### SET TASK
Show every line containing "code" by copying it.

--- begin RECORDS SHOWN ---

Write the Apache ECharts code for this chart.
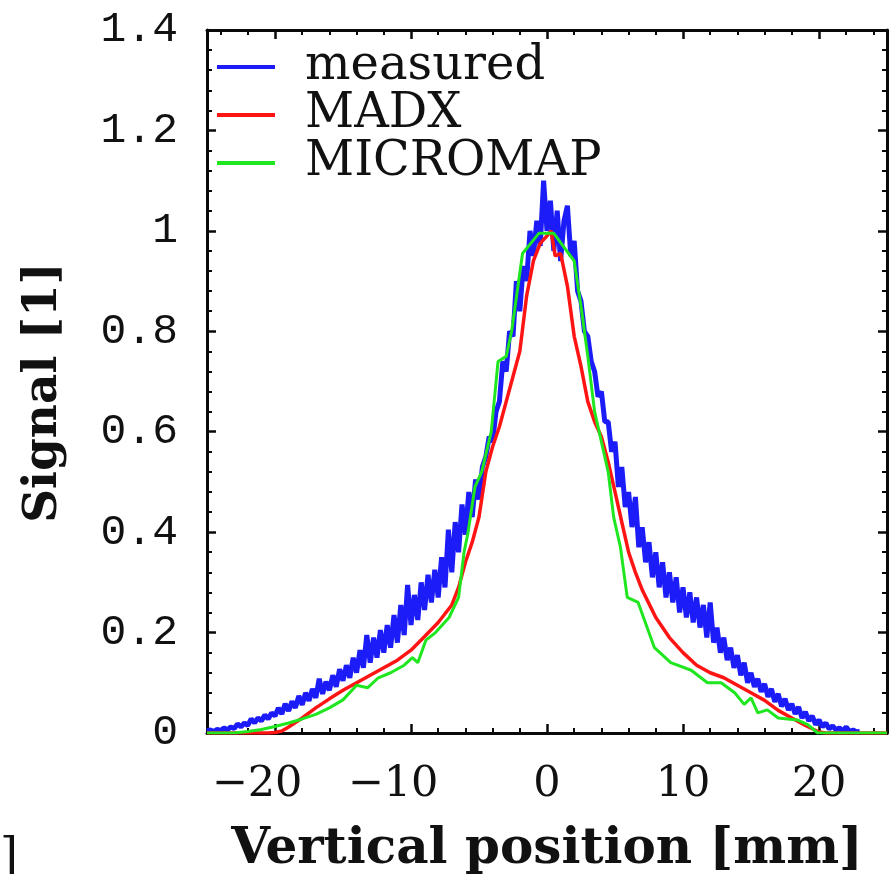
<!DOCTYPE html>
<html>
<head>
<meta charset="utf-8">
<script src="https://cdn.jsdelivr.net/npm/echarts@6/dist/echarts.min.js"></script>
<style>
  html, body { margin: 0; padding: 0; background: #fff; }
  #chart { width: 889px; height: 874px; }
</style>
</head>
<body>
<div id="chart"></div>
<script>
// Beam profile: measured signal vs. MADX and MICROMAP simulations
const seriesNames = ['measured', 'MADX', 'MICROMAP'];
const seriesColors = ['#1c1cf8', '#ff1414', '#20e620'];

// measured signal, sampled every 0.25 mm starting at -25 mm
const measuredStart = -25;
const measuredStep = 0.25;
const measuredSignal = [
  0.004, 0.006, 0.003, 0.007, 0.005, 0.010, 0.006, 0.012, 0.009, 0.018, 0.012, 0.020, 0.015, 0.028, 0.020, 0.030, 0.024, 0.036, 0.028, 0.040, 0.034,
  0.050, 0.038, 0.058, 0.044, 0.063, 0.050, 0.074, 0.056, 0.080, 0.064, 0.088, 0.070, 0.108, 0.078, 0.102, 0.085, 0.115, 0.092, 0.127, 0.104,
  0.135, 0.110, 0.150, 0.120, 0.165, 0.130, 0.195, 0.140, 0.190, 0.150, 0.205, 0.160, 0.215, 0.170, 0.235, 0.180, 0.255, 0.195, 0.295, 0.215,
  0.275, 0.225, 0.300, 0.245, 0.315, 0.260, 0.325, 0.270, 0.350, 0.290, 0.405, 0.320, 0.420, 0.360, 0.455, 0.395, 0.480, 0.430, 0.505, 0.465,
  0.530, 0.550, 0.590, 0.580, 0.640, 0.660, 0.740, 0.720, 0.800, 0.790, 0.900, 0.840, 0.930, 0.900, 1.000, 0.950, 1.020, 0.970, 1.100, 1.000,
  1.060, 0.960, 1.040, 0.940, 1.020, 1.050, 0.950, 0.980, 0.880, 0.860, 0.800, 0.790, 0.740, 0.720, 0.670, 0.680, 0.620, 0.620, 0.560, 0.580,
  0.490, 0.530, 0.450, 0.480, 0.410, 0.470, 0.370, 0.410, 0.340, 0.380, 0.310, 0.360, 0.290, 0.340, 0.270, 0.320, 0.260, 0.310, 0.240, 0.290,
  0.230, 0.280, 0.220, 0.270, 0.210, 0.255, 0.190, 0.260, 0.180, 0.210, 0.160, 0.190, 0.145, 0.170, 0.130, 0.155, 0.115, 0.140, 0.100, 0.120,
  0.092, 0.108, 0.082, 0.098, 0.072, 0.088, 0.062, 0.078, 0.053, 0.068, 0.046, 0.058, 0.038, 0.052, 0.030, 0.042, 0.024, 0.034, 0.017, 0.026,
  0.012, 0.020, 0.008, 0.014, 0.006, 0.010, 0.004, 0.012, 0.003, 0.006, 0.002, 0.003
];

// MADX simulation [position mm, signal]
const madxPos = [-25, -20.5, -20, -19.5, -19, -18, -17, -16, -15, -14, -13, -12, -11, -10, -9, -8, -7, -6.5, -6, -5.5, -5, -4.5, -4, -3.5, -3, -2.5, -2, -1.5, -1, -0.5, 0, 0.3, 0.6, 1.0, 1.5, 2, 2.5, 3, 3.5, 4, 4.5, 5, 5.5, 6, 6.5, 7, 8, 9, 10, 11, 12, 13, 14, 15, 16, 17, 18, 19, 20, 20.5, 25];
const madxSignal = [0, 0, 0.001, 0.004, 0.012, 0.03, 0.05, 0.068, 0.085, 0.10, 0.115, 0.13, 0.145, 0.165, 0.192, 0.22, 0.255, 0.29, 0.34, 0.38, 0.43, 0.52, 0.57, 0.61, 0.66, 0.71, 0.76, 0.87, 0.94, 0.975, 0.99, 1.0, 0.95, 0.955, 0.89, 0.79, 0.73, 0.66, 0.62, 0.59, 0.54, 0.48, 0.42, 0.36, 0.32, 0.285, 0.23, 0.19, 0.16, 0.135, 0.12, 0.11, 0.095, 0.08, 0.065, 0.045, 0.03, 0.015, 0.002, 0, 0];

// MICROMAP simulation [position mm, signal]
const micromapPos = [-25, -23, -22, -21, -20, -19, -18, -17, -16, -15, -14, -13.2, -12.4, -11.5, -10.5, -9.9, -9.5, -8.9, -8.2, -7.2, -6.5, -6.1, -5.8, -5.3, -4.8, -4.1, -3.6, -3.0, -2.6, -1.8, -0.6, 0.5, 2.0, 2.5, 3.0, 3.5, 4.5, 4.9, 5.4, 5.9, 6.7, 7.9, 9.1, 10.6, 11.8, 12.8, 13.8, 14.5, 15, 15.5, 16.2, 17, 18.4, 19.2, 19.9, 25];
const micromapSignal = [0, 0, 0.003, 0.007, 0.013, 0.02, 0.028, 0.037, 0.05, 0.066, 0.095, 0.09, 0.11, 0.12, 0.135, 0.15, 0.14, 0.185, 0.20, 0.23, 0.27, 0.36, 0.40, 0.49, 0.52, 0.60, 0.74, 0.75, 0.80, 0.955, 0.995, 0.995, 0.94, 0.85, 0.75, 0.64, 0.52, 0.43, 0.37, 0.27, 0.26, 0.17, 0.14, 0.125, 0.10, 0.10, 0.08, 0.057, 0.07, 0.04, 0.046, 0.03, 0.026, 0.016, 0, 0];

// axis tick labels
const yTickLabels = ['0', '0.2', '0.4', '0.6', '0.8', '1', '1.2', '1.4'];
const xTickValues = [-20, -10, 0, 10, 20];

const measuredData = measuredSignal.map((v, i) => [measuredStart + i * measuredStep, v]);
const madxData = madxPos.map((x, i) => [x, madxSignal[i]]);
const micromapData = micromapPos.map((x, i) => [x, micromapSignal[i]]);

const serif = '"DejaVu Serif", serif';
const frameColor = '#0a0a0a';

function frameAxisCommon() {
  return {
    axisLine: { show: true, onZero: false, lineStyle: { color: frameColor, width: 3 } },
    axisTick: { show: true, inside: true, length: 9, lineStyle: { color: frameColor, width: 2.5 } },
    minorTick: { show: true, splitNumber: 5, length: 5, lineStyle: { color: frameColor, width: 2 } },
    splitLine: { show: false }
  };
}

const chart = echarts.init(document.getElementById('chart'));
chart.setOption({
  animation: false,
  backgroundColor: '#ffffff',
  grid: { left: 207, right: 2, top: 30, bottom: 141, containLabel: false, outerBoundsMode: 'none' },
  legend: {
    data: seriesNames,
    orient: 'vertical',
    left: 217,
    top: 43,
    padding: 0,
    itemGap: 0,
    itemWidth: 58,
    itemHeight: 4,
    icon: 'rect',
    textStyle: {
      fontFamily: serif,
      fontSize: 48,
      color: '#111',
      lineHeight: 48,
      padding: [0, 0, 0, 25]
    }
  },
  xAxis: [
    Object.assign(frameAxisCommon(), {
      type: 'value',
      min: -25,
      max: 25,
      position: 'bottom',
      name: 'Vertical position [mm]',
      nameLocation: 'middle',
      nameGap: 92,
      nameTextStyle: { fontFamily: serif, fontWeight: 'bold', fontSize: 50, color: '#111' },
      axisLabel: {
        margin: 30,
        color: '#111',
        formatter: function (v) {
          if (xTickValues.indexOf(v) < 0) return '';
          return v < 0 ? '{n|\u2212' + Math.abs(v) + '}{p|}' : '{n|' + v + '}';
        },
        rich: {
          n: { fontFamily: serif, fontSize: 43, color: '#111' },
          p: { width: 36 }
        }
      }
    }),
    Object.assign(frameAxisCommon(), {
      type: 'value',
      min: -25,
      max: 25,
      position: 'top',
      axisLabel: { show: false }
    })
  ],
  yAxis: [
    Object.assign(frameAxisCommon(), {
      type: 'value',
      min: 0,
      max: 1.4,
      interval: 0.2,
      position: 'left',
      name: 'Signal [1]',
      nameLocation: 'middle',
      nameRotate: 90,
      nameGap: 120,
      nameTextStyle: { fontFamily: serif, fontWeight: 'bold', fontSize: 47, color: '#111', padding: [0, 22, 20, 0] },
      axisLabel: {
        margin: 29,
        color: '#111',
        fontFamily: '"Liberation Mono", monospace',
        fontSize: 43,
        formatter: function (v) { return yTickLabels[Math.round(v / 0.2)]; }
      }
    }),
    Object.assign(frameAxisCommon(), {
      type: 'value',
      min: 0,
      max: 1.4,
      interval: 0.2,
      position: 'right',
      axisLabel: { show: false }
    })
  ],
  graphic: [
    { type: 'text', left: 0, top: 836, style: { text: ']', font: '46px "DejaVu Serif"', fill: '#111' } }
  ],
  series: [
    {
      name: seriesNames[0], type: 'line', data: measuredData, showSymbol: false,
      lineStyle: { color: seriesColors[0], width: 5 }, itemStyle: { color: seriesColors[0] }, z: 2
    },
    {
      name: seriesNames[1], type: 'line', data: madxData, showSymbol: false,
      lineStyle: { color: seriesColors[1], width: 3.5 }, itemStyle: { color: seriesColors[1] }, z: 3
    },
    {
      name: seriesNames[2], type: 'line', data: micromapData, showSymbol: false,
      lineStyle: { color: seriesColors[2], width: 3 }, itemStyle: { color: seriesColors[2] }, z: 4
    }
  ]
});
</script>
</body>
</html>
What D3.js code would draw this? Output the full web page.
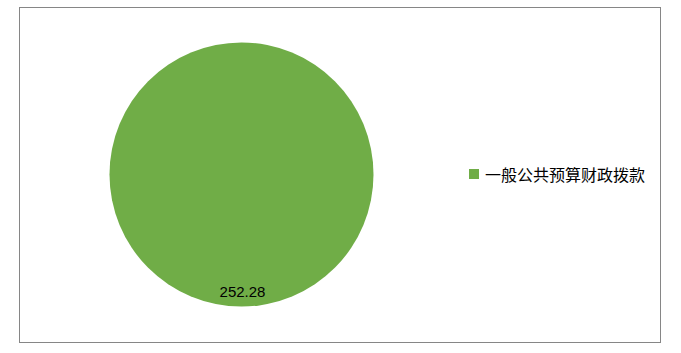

--- end RECORDS SHOWN ---

### RESPONSE
Write the Apache ECharts code for this chart.
What D3.js code would draw this? Output the full web page.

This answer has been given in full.